All early childhood services are required to promote children's health and safety and to regularly review their compliance with legal requirements.

Next ERO Review

When is ERO likely to review the service again?

The next ERO review of St Andrews Playcentre will be in four years.

Lynda Pura-Watson

Deputy Chief Review Officer

10 June 2016

The Purpose of ERO Reports

The Education Review Office (ERO) is the government department that, as part of its work, reviews early childhood services throughout Aotearoa New Zealand. ERO’s reports provide information for parents and communities about each service’s strengths and next steps for development. ERO’s bicultural evaluation framework Ngā Pou Here is described in SECTION 3 of this report. Early childhood services are partners in the review process and are expected to make use of the review findings to enhance children's wellbeing and learning.

2 Information about the Early Childhood Service

Location

Hamilton

Ministry of Education profile number

45324

Licence type

Playcentre

Licensed under

Education (Early Childhood Services) Regulations 2008

Number licensed for

20 children, including up to 20 aged under 2

Service roll

160

Gender composition

Boys 79 Girls 81

Ethnic composition

Māori

Pākehā

Asian

Other

21

112

11

16

Review team on site

March 2016

Date of this report

10 June 2016

Most recent ERO report(s)

Education Review

May 2012

3 General Information about Early Childhood Reviews

ERO’s Evaluation Framework

ERO’s overarching question for an early childhood education review is ‘How well placed is this service to promote positive learning outcomes for children?’ ERO focuses on the following factors as described in the bicultural framework Ngā Pou Here:

Pou Whakahaere – how the service determines its vision, philosophy and direction to ensure positive outcomes for children

Pou Ārahi – how leadership is enacted to enhance positive outcomes for children

Mātauranga – whose knowledge is valued and how the curriculum is designed to achieve positive outcomes for children

Tikanga whakaako – how approaches to teaching and learning respond to diversity and support positive outcomes for children.

Within these areas ERO considers the effectiveness of arotake – self review and of whanaungatanga – partnerships with parents and whānau.

ERO evaluates how well placed a service is to sustain good practice and make ongoing improvements for the benefit of all children at the service.

A focus for the government is that all children, especially priority learners, have an opportunity to benefit from quality early childhood education. ERO will report on how well each service promotes positive outcomes for all children, with a focus on children who are Māori, Pacific, have diverse needs, and are up to the age of two.

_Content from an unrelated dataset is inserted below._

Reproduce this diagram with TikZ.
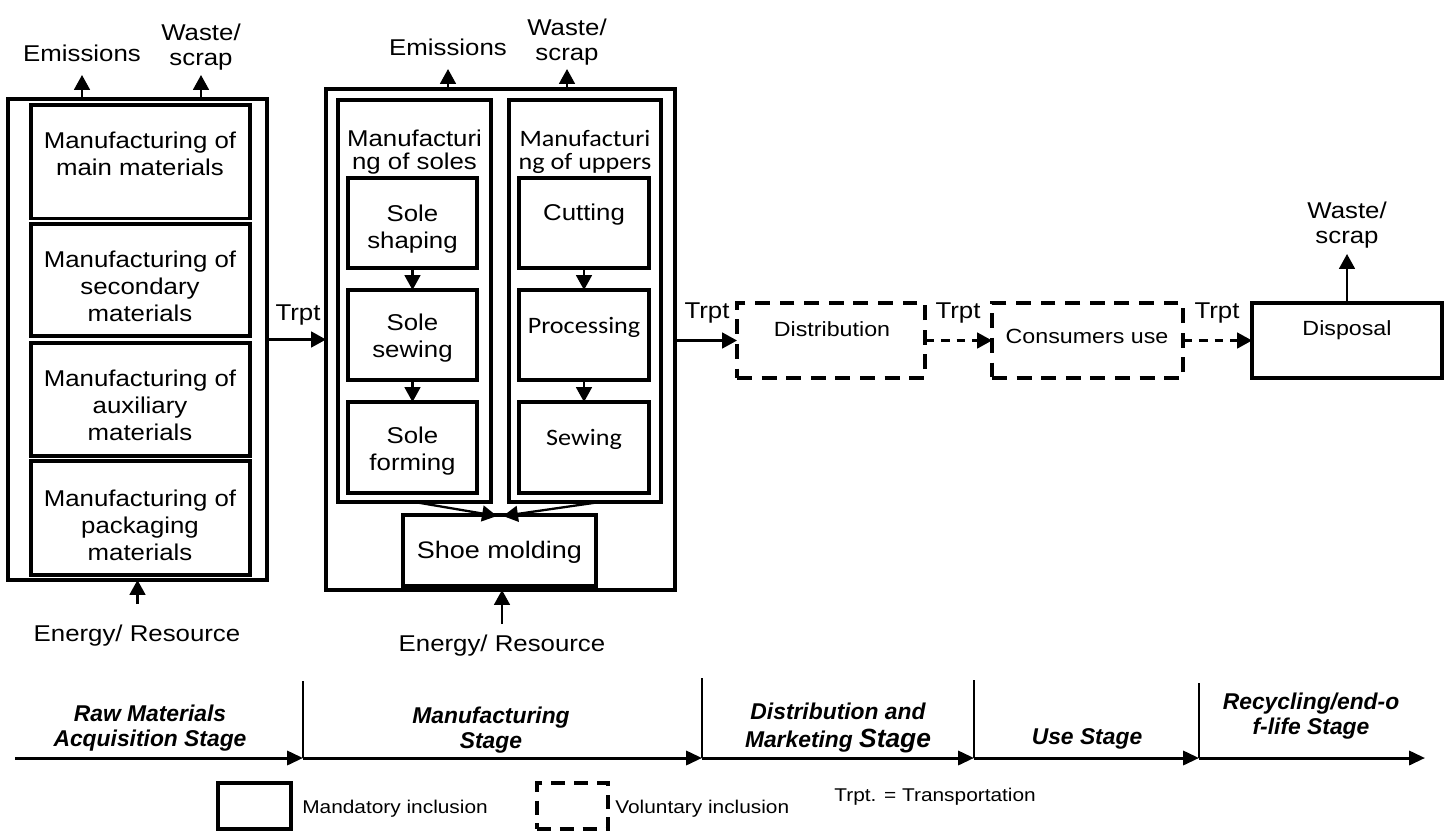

For more information about the framework and Ngā Pou Here refer to ERO’s Approach to Review in Early Childhood Services.

ERO’s Overall Judgement and Next Review

The overall judgement that ERO makes and the timing of the next review will depend on how well placed a service is to promote positive learning outcomes for children. The categories are:

  • Very well placed – The next ERO review in four years
  • Well placed – The next ERO review in three years
  • Requires further development – The next ERO review within two years
  • Not well placed - The next ERO review in consultation with the Ministry of Education

ERO has developed criteria for each category. These are available on ERO’s website.

Review Coverage

ERO reviews are tailored to each service’s context and performance, within the overarching review framework. The aim is to provide information on aspects that are central to positive outcomes for children and useful to the service.